#### [THE REQUEST]
Each line containing the word "React" must be collected.

━━━━━ MATERIAL

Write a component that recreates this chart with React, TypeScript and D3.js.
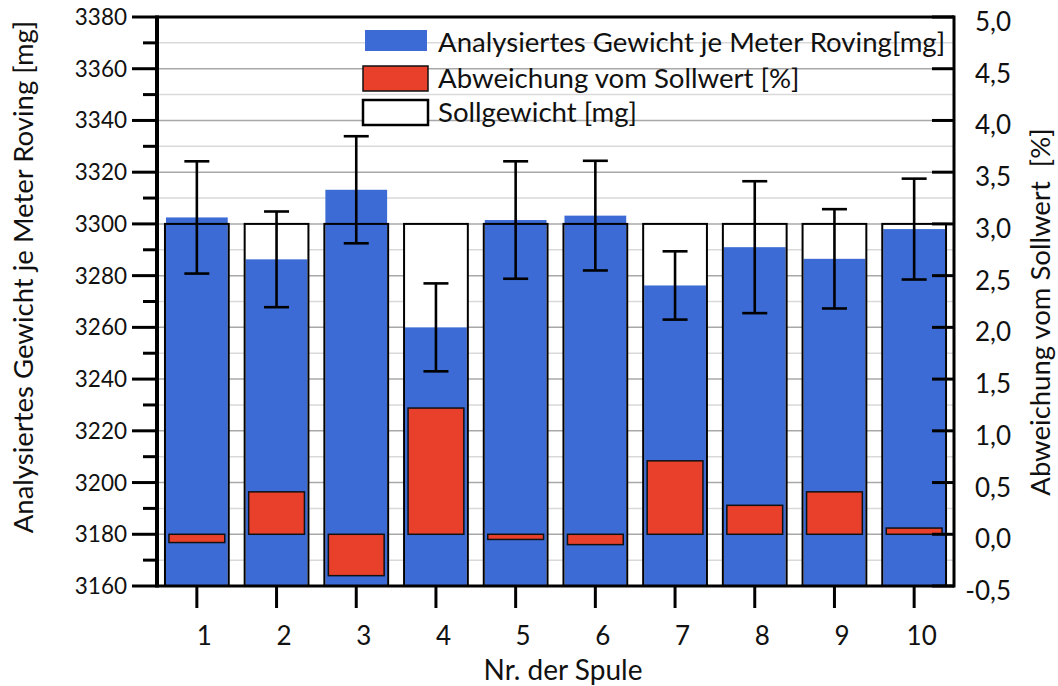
import React from 'react';
import * as d3 from 'd3';

// Messwerte je Spule
const spulen = ['1', '2', '3', '4', '5', '6', '7', '8', '9', '10'];
const gewicht = [3302.5, 3286.3, 3313.2, 3260, 3301.5, 3303.2, 3276.2, 3291, 3286.5, 3298];
const streuung = [21.7, 18.5, 20.7, 17, 22.7, 21.2, 13.2, 25.5, 19.2, 19.5];
const abweichung = [-0.08, 0.41, -0.4, 1.22, -0.05, -0.1, 0.71, 0.28, 0.41, 0.06];
const sollgewicht = 3300;

const linksTicks = [3160, 3180, 3200, 3220, 3240, 3260, 3280, 3300, 3320, 3340, 3360, 3380];
const linksMinor = [3170, 3190, 3210, 3230, 3250, 3270, 3290, 3310, 3330, 3350, 3370];
const rechtsTicks = [-0.5, 0, 0.5, 1, 1.5, 2, 2.5, 3, 3.5, 4, 4.5, 5];

const legende = [
  { label: 'Analysiertes Gewicht je Meter Roving[mg]', fill: '#3c6bd6', stroke: 'none' },
  { label: 'Abweichung vom Sollwert [%]', fill: '#e8402a', stroke: '#111' },
  { label: 'Sollgewicht [mg]', fill: '#fff', stroke: '#000' },
];

const W = 1058;
const H = 686;
const FONT = 'Lato, "Noto Sans", sans-serif';
const BLUE = '#3c6bd6';
const RED = '#e8402a';

export default function App() {
  const left = 157;
  const right = 954;
  const top = 17;
  const bottom = 586;

  const x = d3.scaleBand().domain(spulen).range([left, right]).paddingInner(0.2).paddingOuter(0.1);
  const xRed = d3.scaleBand().domain(spulen).range([left, right]).paddingInner(0.3).paddingOuter(0.15);
  const y = d3.scaleLinear().domain([3160, 3380]).range([bottom, top]);
  const yR = d3.scaleLinear().domain([-0.5, 5.0]).range([bottom, top]);

  const fmt = (v: number) => v.toFixed(1).replace('.', ',');
  const mid = (s: string) => (x(s) as number) + x.bandwidth() / 2;

  return (
    <div style={{ position: 'absolute', left: 0, top: 0 }}>
      <svg width={W} height={H} style={{ display: 'block', background: '#fff' }} fontFamily={FONT}>
        {/* gridlines */}
        {linksMinor.map(t => (
          <line key={'m' + t} x1={left} x2={right} y1={y(t)} y2={y(t)} stroke="#d9d9d9" strokeWidth={1.5} />
        ))}
        {linksTicks.map(t => (
          <line key={'g' + t} x1={left} x2={right} y1={y(t)} y2={y(t)} stroke="#a8a8a8" strokeWidth={1.5} />
        ))}

        {/* Sollgewicht background */}
        {spulen.map(s => (
          <rect key={'sw' + s} x={x(s)} y={y(sollgewicht)} width={x.bandwidth()} height={y(3160) - y(sollgewicht)} fill="#fff" />
        ))}
        {/* analysiertes Gewicht */}
        {spulen.map((s, i) => (
          <rect key={'b' + s} x={(x(s) as number) + 1} y={y(gewicht[i])} width={x.bandwidth() - 2} height={y(3160) - y(gewicht[i])} fill={BLUE} />
        ))}
        {/* Sollgewicht outline */}
        {spulen.map(s => (
          <rect key={'so' + s} x={x(s)} y={y(sollgewicht)} width={x.bandwidth()} height={y(3160) - y(sollgewicht)} fill="none" stroke="#000" strokeWidth={2} />
        ))}
        {/* Abweichung */}
        {spulen.map((s, i) => (
          <rect key={'r' + s} x={xRed(s)} y={yR(Math.max(0, abweichung[i]))} width={xRed.bandwidth()}
            height={Math.abs(yR(abweichung[i]) - yR(0))} fill={RED} stroke="#111" strokeWidth={1.5} />
        ))}
        {/* error bars */}
        {spulen.map((s, i) => {
          const cx = mid(s);
          const y1 = y(gewicht[i] + streuung[i]);
          const y2 = y(gewicht[i] - streuung[i]);
          return (
            <g key={'e' + s} stroke="#000" strokeWidth={2.6}>
              <line x1={cx} x2={cx} y1={y1} y2={y2} />
              <line x1={cx - 12.5} x2={cx + 12.5} y1={y1} y2={y1} />
              <line x1={cx - 12.5} x2={cx + 12.5} y1={y2} y2={y2} />
            </g>
          );
        })}

        {/* legend */}
        {legende.map((d, i) => {
          const ly = [30, 66, 100][i];
          return (
            <g key={d.label}>
              <rect x={i === 0 ? 365 : 363} y={ly} width={i === 0 ? 62 : 65} height={i === 0 ? 21 : 25}
                fill={d.fill} stroke={d.stroke} strokeWidth={i === 2 ? 2.5 : 1.5} />
              <text x={438} y={[52, 88, 122][i]} fontSize={27.6} fill="#111">{d.label}</text>
            </g>
          );
        })}

        {/* left axis */}
        {linksMinor.map(t => (
          <line key={'lm' + t} x1={left - 14} x2={left} y1={y(t)} y2={y(t)} stroke="#000" strokeWidth={3} />
        ))}
        {linksTicks.map(t => (
          <g key={'lt' + t}>
            <line x1={left - 25} x2={left} y1={y(t)} y2={y(t)} stroke="#000" strokeWidth={3} />
            <text x={127} y={y(t) + 8} textAnchor="end" fontSize={22.5} fill="#111">{t}</text>
          </g>
        ))}
        {/* right axis */}
        {rechtsTicks.map(t => (
          <g key={'rt' + t}>
            <line x1={right - 22} x2={right} y1={yR(t)} y2={yR(t)} stroke="#000" strokeWidth={3} />
            <text x={1011} y={yR(t) + 14} textAnchor="end" fontSize={26} fill="#111">{fmt(t)}</text>
          </g>
        ))}
        {/* bottom axis */}
        {spulen.map(s => (
          <g key={'bt' + s}>
            <line x1={mid(s)} x2={mid(s)} y1={bottom} y2={bottom + 22} stroke="#000" strokeWidth={3} />
            <text x={mid(s) + 7.5} y={645} textAnchor="middle" fontSize={26} fill="#111">{s}</text>
          </g>
        ))}

        {/* frame */}
        <line x1={left} x2={left} y1={top - 1.5} y2={bottom + 1.5} stroke="#000" strokeWidth={4} />
        <line x1={right} x2={right} y1={top - 1.5} y2={bottom + 1.5} stroke="#000" strokeWidth={3} />
        <line x1={left} x2={right} y1={top} y2={top} stroke="#000" strokeWidth={3} />
        <line x1={left} x2={right} y1={bottom} y2={bottom} stroke="#000" strokeWidth={3} />

        {/* axis titles */}
        <text transform={`translate(33, 277) rotate(-90)`} textAnchor="middle" fontSize={27.5} fill="#111">
          Analysiertes Gewicht je Meter Roving [mg]
        </text>
        <text transform={`translate(1050, 312) rotate(-90)`} textAnchor="middle" fontSize={27.5} fill="#111"
          style={{ whiteSpace: 'pre' }}>
          {'Abweichung vom Sollwert  [%]'}
        </text>
        <text x={563} y={680} textAnchor="middle" fontSize={28} fill="#111">Nr. der Spule</text>
      </svg>
    </div>
  );
}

━━━━━━━━━━

#### [COMPLETE RESPONSE]
Write a component that recreates this chart with React, TypeScript and D3.js.
import React from 'react';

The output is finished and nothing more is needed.